— Start of Collected material —

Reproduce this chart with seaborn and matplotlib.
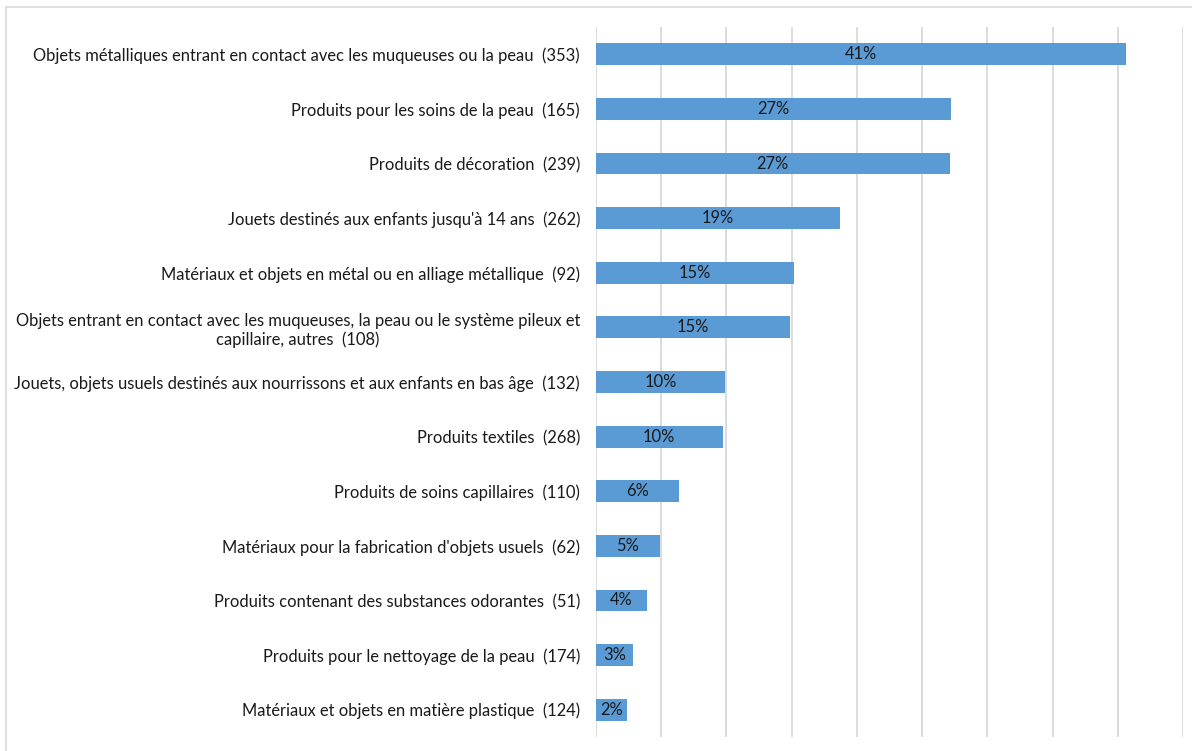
import matplotlib
matplotlib.use("Agg")
import matplotlib.pyplot as plt
import matplotlib.transforms as mtransforms
from matplotlib.patches import Rectangle
import seaborn as sns
import pandas as pd

categories = [
    "Objets métalliques entrant en contact avec les muqueuses ou la peau  (353)",
    "Produits pour les soins de la peau  (165)",
    "Produits de décoration  (239)",
    "Jouets destinés aux enfants jusqu'à 14 ans  (262)",
    "Matériaux et objets en métal ou en alliage métallique  (92)",
    "Objets entrant en contact avec les muqueuses, la peau ou le système pileux et\ncapillaire, autres  (108)",
    "Jouets, objets usuels destinés aux nourrissons et aux enfants en bas âge  (132)",
    "Produits textiles  (268)",
    "Produits de soins capillaires  (110)",
    "Matériaux pour la fabrication d'objets usuels  (62)",
    "Produits contenant des substances odorantes  (51)",
    "Produits pour le nettoyage de la peau  (174)",
    "Matériaux et objets en matière plastique  (124)",
]
percentages = [40.6, 27.2, 27.1, 18.7, 15.2, 14.9, 9.9, 9.7, 6.4, 4.9, 3.9, 2.8, 2.4]
grid_ticks = [0, 5, 10, 15, 20, 25, 30, 35, 40, 45]

BAR_COLOR = "#5B9BD5"
GRID_COLOR = "#D9D9D9"
TEXT_COLOR = "#1A1A1A"
FONT_SIZE = 11.9

sns.set_theme(style="white")
plt.rcParams["font.family"] = ["Lato", "DejaVu Sans"]

df = pd.DataFrame({"categorie": categories, "part": percentages})

fig = plt.figure(figsize=(11.92, 7.51), dpi=100)
ax = fig.add_axes([596 / 1192, 1 - 737 / 751, 587 / 1192, 710 / 751])

sns.barplot(data=df, x="part", y="categorie", orient="h", color=BAR_COLOR,
            width=0.4, saturation=1, linewidth=0, ax=ax, zorder=3)

ax.set_xlim(0, 45)
ax.set_ylim(len(categories) - 0.5, -0.5)
ax.set_xticks(grid_ticks)
ax.set_xticklabels([])
ax.tick_params(axis="x", length=0)
ax.tick_params(axis="y", length=0, pad=11.5, labelsize=FONT_SIZE,
               labelcolor=TEXT_COLOR)
for lbl in ax.get_yticklabels():
    lbl.set_multialignment("center")
ax.grid(axis="x", color=GRID_COLOR, linewidth=1.3, zorder=0)
ax.grid(axis="y", visible=False)
for sp in ax.spines.values():
    sp.set_visible(False)
ax.set_xlabel("")
ax.set_ylabel("")

value_texts = ax.bar_label(ax.containers[0],
                           labels=[f"{v:.0f}%" for v in percentages],
                           label_type="center", fontsize=FONT_SIZE,
                           color=TEXT_COLOR)
# nudge the value labels slightly down so they sit optically centred
for t in value_texts:
    t.set_transform(t.get_transform() + mtransforms.ScaledTranslation(
        0, -1.5 / 72, fig.dpi_scale_trans))

# chart frame
fig.patches.append(Rectangle((6 / 1192, -0.05), 1.1, 1 - 7.5 / 751 + 0.05,
                             transform=fig.transFigure, fill=False,
                             edgecolor="#D9D9D9", linewidth=1.2))

fig.savefig("out.png", dpi=100)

— End of Collected material —

- Task prompt: Take the material above from its first line through the line holding "import pandas as pd" and set it down exactly, without the pictures.

- Full solution:
Reproduce this chart with seaborn and matplotlib.
import matplotlib
matplotlib.use("Agg")
import matplotlib.pyplot as plt
import matplotlib.transforms as mtransforms
from matplotlib.patches import Rectangle
import seaborn as sns
import pandas as pd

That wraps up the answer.